Take every line from the material that has the word "file" in it.
━━━━━ Data records ━━━━━
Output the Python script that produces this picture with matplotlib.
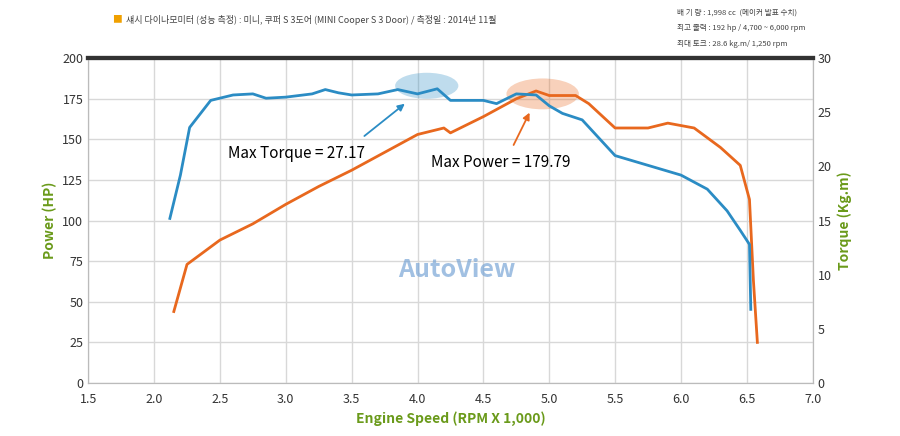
import numpy as np
import matplotlib.pyplot as plt
from matplotlib.patches import Ellipse

plt.rcParams['font.family'] = ['Noto Sans CJK KR', 'DejaVu Sans']

# Torque (kg.m), blue
torque_rpm = [2.12, 2.2, 2.27, 2.43, 2.6, 2.75, 2.85, 3.0, 3.2, 3.3, 3.4, 3.5, 3.7, 3.85,
              4.0, 4.15, 4.25, 4.5, 4.6, 4.75, 4.9, 5.0, 5.1, 5.25, 5.5, 5.75, 6.0, 6.2,
              6.35, 6.45, 6.52, 6.53]
torque_kgm = [15.2, 19.2, 23.6, 26.1, 26.6, 26.7, 26.3, 26.4, 26.7, 27.1, 26.8, 26.6, 26.7, 27.1,
              26.7, 27.17, 26.1, 26.1, 25.8, 26.7, 26.6, 25.6, 24.9, 24.3, 21.0, 20.1, 19.2, 17.9,
              15.9, 14.1, 12.8, 6.8]

# Power (HP), orange
power_rpm = [2.15, 2.25, 2.35, 2.5, 2.75, 3.0, 3.25, 3.5, 3.75, 4.0, 4.2, 4.25, 4.5, 4.75,
             4.9, 5.0, 5.2, 5.3, 5.5, 5.75, 5.9, 6.1, 6.3, 6.45, 6.52, 6.55, 6.58]
power_hp = [44, 73, 79, 88, 98, 110, 121, 131, 142, 153, 157, 154, 164, 175,
            179.79, 177, 177, 172, 157, 157, 160, 157, 145, 134, 113, 63, 25]

blue = '#2b8cc4'
orange = '#e8681e'
green = '#6a9a1a'

fig = plt.figure(figsize=(9, 4.36), dpi=100)
ax = fig.add_axes([0.098, 0.1216, 0.805, 0.745])
ax2 = ax.twinx()

ax.plot(power_rpm, power_hp, color=orange, lw=2, zorder=3)
ax2.plot(torque_rpm, torque_kgm, color=blue, lw=2, zorder=3)

ax.set_xlim(1.5, 7.0)
ax.set_ylim(0, 200)
ax2.set_ylim(0, 30)
ax.set_xticks(np.arange(1.5, 7.01, 0.5))
ax.set_yticks(np.arange(0, 201, 25))
ax2.set_yticks(np.arange(0, 31, 5))
ax.grid(True, color='#d8d8d8', lw=1)
ax.set_axisbelow(True)
for a in (ax, ax2):
    a.tick_params(labelsize=9, length=0, labelcolor='#333333')
    for s in a.spines.values():
        s.set_color('#bbbbbb')
    a.spines['top'].set_color('#333333')
    a.spines['top'].set_linewidth(3)
ax.tick_params(axis='x', pad=7)

ax.set_xlabel('Engine Speed (RPM X 1,000)', color=green, fontsize=10, fontweight='bold')
ax.set_ylabel('Power (HP)', color=green, fontsize=10, fontweight='bold')
ax2.set_ylabel('Torque (Kg.m)', color=green, fontsize=10, fontweight='bold')

ax.add_patch(Ellipse((4.07, 183), 0.48, 16, color=blue, alpha=0.3, lw=0, zorder=2))
ax.add_patch(Ellipse((4.95, 178), 0.55, 19, color=orange, alpha=0.3, lw=0, zorder=2))
ax.annotate('', xy=(3.92, 173), xytext=(3.58, 151),
            arrowprops=dict(arrowstyle='-|>', color=blue, lw=1.3))
ax.annotate('', xy=(4.86, 168), xytext=(4.72, 145),
            arrowprops=dict(arrowstyle='-|>', color=orange, lw=1.3))
ax.text(2.56, 141, 'Max Torque = 27.17', fontsize=11, va='center')
ax.text(4.1, 136, 'Max Power = 179.79', fontsize=11, va='center')
ax.text(4.3, 65, 'AutoView', fontsize=18, fontweight='bold', style='italic',
        color='#7aa6d6', alpha=0.7, ha='center')

fig.text(0.125, 0.955, '■', color='#f0a000', fontsize=7, va='center')
fig.text(0.14, 0.955, '섀시 다이나모미터 (성능 측정) : 미니, 쿠퍼 S 3도어 (MINI Cooper S 3 Door) / 측정일 : 2014년 11월',
         fontsize=6.5, color='#444444', va='center')
fig.text(0.752, 0.97, '배 기 량 : 1,998 cc  (메이커 발표 수치)', fontsize=5.5, color='#444444', va='center')
fig.text(0.752, 0.935, '최고 출력 : 192 hp / 4,700 ~ 6,000 rpm', fontsize=5.5, color='#444444', va='center')
fig.text(0.752, 0.90, '최대 토크 : 28.6 kg.m/ 1,250 rpm', fontsize=5.5, color='#444444', va='center')

fig.savefig('out.png')
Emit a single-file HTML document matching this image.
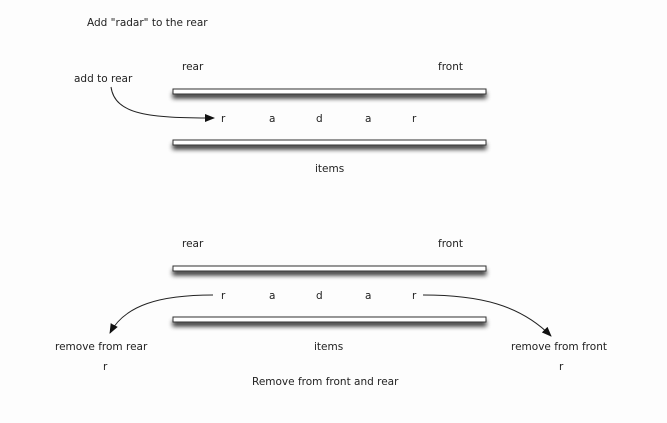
<!DOCTYPE html>
<html><head><style>
html,body{margin:0;padding:0;background:#fff;}
svg{display:block;}
text{font-family:"DejaVu Sans","Liberation Sans",sans-serif;font-size:10.5px;fill:#222;}
</style></head><body>
<svg width="667" height="423" viewBox="0 0 667 423" xmlns="http://www.w3.org/2000/svg">
<defs>
<filter id="sh" x="-5%" y="-200%" width="110%" height="700%">
<feGaussianBlur in="SourceAlpha" stdDeviation="2.5"/>
<feOffset dx="0" dy="4" result="b"/>
<feComponentTransfer><feFuncA type="linear" slope="0.8"/></feComponentTransfer>
<feMerge><feMergeNode/><feMergeNode in="SourceGraphic"/></feMerge>
</filter>
<marker id="ah" markerWidth="10" markerHeight="8" refX="9" refY="4" orient="auto" markerUnits="userSpaceOnUse">
<path d="M0,0 L10,4 L0,8 z" fill="#111"/>
</marker>
</defs>
<rect width="667" height="423" fill="#fdfdfd"/>
<text x="87" y="26">Add "radar" to the rear</text>

<text x="182" y="70">rear</text>
<text x="438" y="70">front</text>
<text x="74" y="82">add to rear</text>
<rect x="173" y="89" width="313" height="5" fill="#fff" stroke="#333" stroke-width="1" filter="url(#sh)"/>
<rect x="173" y="140" width="313" height="5" fill="#fff" stroke="#333" stroke-width="1" filter="url(#sh)"/>
<g>
<text x="221" y="122">r</text><text x="269" y="122">a</text><text x="316" y="122">d</text><text x="365" y="122">a</text><text x="412" y="122">r</text>
</g>
<text x="315" y="172">items</text>
<path d="M111,87 C115,115 150,118 214,118" fill="none" stroke="#222" stroke-width="1" marker-end="url(#ah)"/>

<text x="182" y="247">rear</text>
<text x="438" y="247">front</text>
<rect x="173" y="266" width="313" height="5" fill="#fff" stroke="#333" stroke-width="1" filter="url(#sh)"/>
<rect x="173" y="317" width="313" height="5" fill="#fff" stroke="#333" stroke-width="1" filter="url(#sh)"/>
<g>
<text x="221" y="299">r</text><text x="269" y="299">a</text><text x="316" y="299">d</text><text x="365" y="299">a</text><text x="412" y="299">r</text>
</g>
<path d="M213,295 C160,295 125,305 110,333" fill="none" stroke="#222" stroke-width="1" marker-end="url(#ah)"/>
<path d="M423,295 C480,295 520,305 551,336" fill="none" stroke="#222" stroke-width="1" marker-end="url(#ah)"/>
<text x="55" y="350">remove from rear</text>
<text x="314" y="350">items</text>
<text x="511" y="350">remove from front</text>
<text x="103" y="370">r</text>
<text x="559" y="370">r</text>
<text x="252" y="385">Remove from front and rear</text>
</svg>
</body></html>
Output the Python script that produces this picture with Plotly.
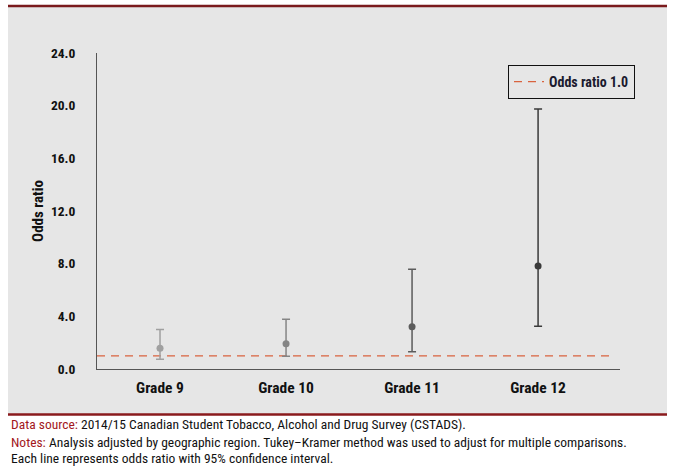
import plotly.graph_objects as go

grades = ["Grade 9", "Grade 10", "Grade 11", "Grade 12"]
odds = [1.57, 1.92, 3.21, 7.82]
lower = [0.74, 0.96, 1.31, 3.24]
upper = [3.00, 3.77, 7.57, 19.74]
ref_value = 1.0
ytick_vals = [0, 4, 8, 12, 16, 20, 24]
colors = ["#a0a0a0", "#858585", "#5c5c5c", "#3a3a3a"]

FONT = "Liberation Sans Narrow, Roboto Condensed, Arial Narrow, sans-serif"

W, H = 674, 474
L, R, T, B = 97, 54, 53, 105
pw, ph = W - L - R, H - T - B

def px(xp):
    return (xp - L) / pw

def py(yp):
    return (H - B - yp) / ph

fig = go.Figure()

# reference line
fig.add_trace(go.Scatter(
    x=[-0.5, 3.61], y=[ref_value, ref_value], mode="lines",
    line=dict(color="#d9633f", width=1.3, dash="8px,6px"),
    name="Odds ratio 1.0", showlegend=True, hoverinfo="skip"))

for i, g in enumerate(grades):
    fig.add_trace(go.Scatter(
        x=[i], y=[odds[i]], mode="markers",
        marker=dict(color=colors[i], size=7),
        error_y=dict(type="data", symmetric=False,
                     array=[upper[i] - odds[i]],
                     arrayminus=[odds[i] - lower[i]],
                     color=colors[i], thickness=1.5, width=4),
        showlegend=False, name=g))

shapes = [
    dict(type="rect", xref="paper", yref="paper",
         x0=px(8), x1=px(667), y0=py(414), y1=py(7),
         fillcolor="#e6e6e6", line=dict(width=0), layer="below"),
    dict(type="line", xref="paper", yref="paper",
         x0=px(8), x1=px(667), y0=py(6), y1=py(6),
         line=dict(color="#7a1a1c", width=2.5)),
    dict(type="line", xref="paper", yref="paper",
         x0=px(8), x1=px(667), y0=py(414.5), y1=py(414.5),
         line=dict(color="#8a1a1c", width=2.5)),
]

red = "#a3171c"
annotations = [
    dict(xref="paper", yref="paper", x=px(9), y=py(424), xanchor="left", yanchor="middle",
         showarrow=False, align="left",
         text=f"<span style='color:{red}'>Data source:</span> 2014/15 Canadian Student Tobacco, Alcohol and Drug Survey (CSTADS).",
         font=dict(family=FONT, size=13.5, color="#111")),
    dict(xref="paper", yref="paper", x=px(9), y=py(442), xanchor="left", yanchor="middle",
         showarrow=False, align="left",
         text=f"<span style='color:{red}'>Notes:</span> Analysis adjusted by geographic region. Tukey–Kramer method was used to adjust for multiple comparisons.",
         font=dict(family=FONT, size=13.5, color="#111")),
    dict(xref="paper", yref="paper", x=px(9), y=py(458), xanchor="left", yanchor="middle",
         showarrow=False, align="left",
         text="Each line represents odds ratio with 95% confidence interval.",
         font=dict(family=FONT, size=13.5, color="#111")),
]

fig.update_layout(
    width=W, height=H,
    margin=dict(l=L, r=R, t=T, b=B),
    paper_bgcolor="white", plot_bgcolor="rgba(0,0,0,0)",
    font=dict(family=FONT, color="#111"),
    shapes=shapes, annotations=annotations,
    legend=dict(x=px(508), y=py(65), xanchor="left", yanchor="top",
                bgcolor="#e6e6e6", bordercolor="#111", borderwidth=1,
                font=dict(family=FONT, size=14, color="#1a1a2e", weight="bold"),
                itemwidth=30, tracegroupgap=0),
    xaxis=dict(range=[-0.5, 3.65], tickvals=[0, 1, 2, 3], ticktext=grades,
               showgrid=False, zeroline=False, showline=True, linecolor="#555",
               linewidth=1, ticks="", ticklabelstandoff=4,
               tickfont=dict(family=FONT, size=15.5, color="#111", weight="bold")),
    yaxis=dict(range=[0, 24], tickvals=ytick_vals, tickformat=".1f",
               showgrid=False, zeroline=False, showline=True, linecolor="#555",
               linewidth=1, ticks="", ticklabelstandoff=18,
               tickfont=dict(family=FONT, size=13.5, color="#111", weight="bold"),
               title=dict(text="Odds ratio", standoff=3,
                          font=dict(family=FONT, size=15, color="#111", weight="bold"))),
)

fig.write_html("out.html", config={"displayModeBar": False},
               post_script="document.body.style.margin='0';document.body.style.padding='0';")
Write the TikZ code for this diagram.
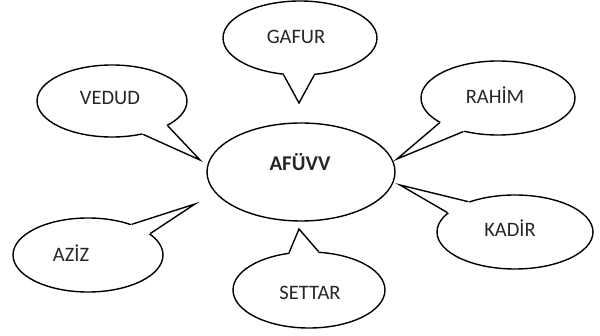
\documentclass[tikz,border=0pt]{standalone}
\usepackage{fontspec}
\setmainfont{Carlito}
\usetikzlibrary{shapes.geometric,calc}
\definecolor{txt}{HTML}{262626}
\tikzset{
  bubble/.style={ellipse, draw=black, fill=white, line width=1.4pt, inner sep=0pt},
  word/.style={text=txt, font=\fontsize{20.5}{23}\selectfont, inner sep=0pt},
  tailline/.style={draw=black, line width=1.4pt, line join=miter},
}
\newcommand{\tail}[4]{% node, angle1, angle2, tip
  \fill[white] ($(#1.#2)!3pt!(#1.center)$) -- (#1.#2) -- (#4) -- (#1.#3) -- ($(#1.#3)!3pt!(#1.center)$) -- cycle;
  \draw[tailline] (#1.#2) -- (#4) -- (#1.#3);
}
\begin{document}
\begin{tikzpicture}[x=1pt,y=-1pt]
\useasboundingbox (0,0) rectangle (600,336);
% central
\node[bubble, minimum width=188pt, minimum height=98pt] (center) at (301,172) {};
\node[word, font=\fontsize{21}{24}\selectfont\bfseries] (centert) at (300,162) {AFÜVV};
% tips
\coordinate (gtip) at (299,103);
\coordinate (vtip) at (200,160);
\coordinate (atip) at (195,204);
\coordinate (stip) at (299,229);
\coordinate (rtip) at (397,159);
\coordinate (ktip) at (400,185);
% GAFUR
\node[bubble, minimum width=154pt, minimum height=74pt] (gafur) at (300,38) {};
\tail{gafur}{246}{291}{gtip}
\node[word] (gafurt) at (296,37) {GAFUR};
% VEDUD
\node[bubble, minimum width=150pt, minimum height=72pt] (vedud) at (112,101) {};
\tail{vedud}{313}{336}{vtip}
\node[word] (vedudt) at (110,98) {VEDUD};
% AZIZ
\node[bubble, minimum width=150pt, minimum height=74pt] (aziz) at (88,255) {};
\tail{aziz}{19}{35}{atip}
\node[word] (azizt) at (71,253) {AZİZ};
% SETTAR
\node[bubble, minimum width=152pt, minimum height=76pt] (settar) at (309,290) {};
\tail{settar}{76}{118}{stip}
\node[word] (settart) at (310,293) {SETTAR};
% RAHIM
\node[bubble, minimum width=154pt, minimum height=74pt] (rahim) at (498,98) {};
\tail{rahim}{203}{224}{rtip}
\node[word] (rahimt) at (495,95) {RAHİM};
% KADIR
\node[bubble, minimum width=156pt, minimum height=74pt] (kadir) at (515,232) {};
\tail{kadir}{147}{164}{ktip}
\node[word] (kadirt) at (510,228) {KADİR};
\end{tikzpicture}
\end{document}
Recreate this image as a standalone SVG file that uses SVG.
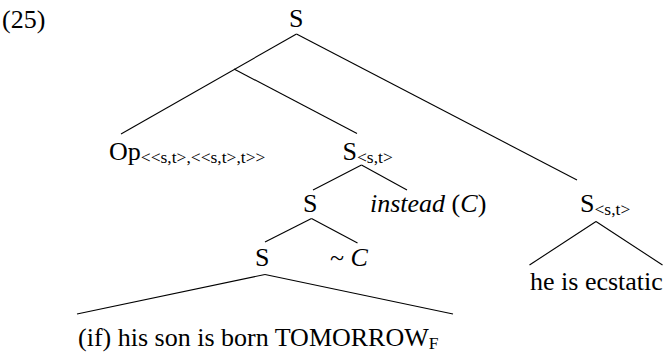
<svg xmlns="http://www.w3.org/2000/svg" width="667" height="352" viewBox="0 0 667 352" font-family="'Liberation Serif', 'DejaVu Serif', serif">
<style>
text{fill:#000}
.m{font-size:26px}
.s{font-size:17.5px}
.i{font-style:italic}
#edges line{stroke:#000;stroke-width:1.1}
</style>
<rect width="667" height="352" fill="#fff"/>
<text class="m" x="2" y="28">(25)</text>
<g id="edges">
<line x1="296.5" y1="34" x2="121" y2="134"/>
<line x1="234" y1="69" x2="357" y2="133.5"/>
<line x1="296.5" y1="34" x2="577" y2="180"/>
<line x1="361.5" y1="165" x2="313" y2="190"/>
<line x1="361.5" y1="165" x2="407" y2="190"/>
<line x1="311.5" y1="218.5" x2="265" y2="242"/>
<line x1="311.5" y1="218.5" x2="357.5" y2="243"/>
<line x1="265" y1="274.5" x2="77" y2="314"/>
<line x1="265" y1="274.5" x2="453" y2="314"/>
<line x1="596" y1="221.5" x2="529.5" y2="265"/>
<line x1="596" y1="221.5" x2="662.5" y2="265"/>
</g>
<g id="n-root"><text class="m" x="289" y="27">S</text></g>
<g id="n-op"><text class="m" x="109" y="160">Op<tspan class="s" dy="3">&lt;&lt;s,t&gt;,&lt;&lt;s,t&gt;,t&gt;&gt;</tspan></text></g>
<g id="n-sst1"><text class="m" x="342.5" y="160">S<tspan class="s" dy="3">&lt;s,t&gt;</tspan></text></g>
<g id="n-s1"><text class="m" x="303" y="212">S</text></g>
<g id="n-instead"><text class="m" x="370" y="212"><tspan class="i">instead</tspan> (<tspan class="i">C</tspan>)</text></g>
<g id="n-s2"><text class="m" x="255" y="266">S</text></g>
<g id="n-c"><text class="m" x="330" y="266">~ <tspan class="i">C</tspan></text></g>
<g id="n-leaf1"><text class="m" x="78" y="346">(if) his son is born TOMORROW<tspan class="s" dy="3">F</tspan></text></g>
<g id="n-sst2"><text class="m" x="580" y="212">S<tspan class="s" dy="3">&lt;s,t&gt;</tspan></text></g>
<g id="n-leaf2"><text class="m" x="530" y="290">he is ecstatic</text></g>
</svg>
━━━━━
Written solution:
Emit a single-file HTML document matching this image.
Recreate this image as a standalone SVG file that uses SVG.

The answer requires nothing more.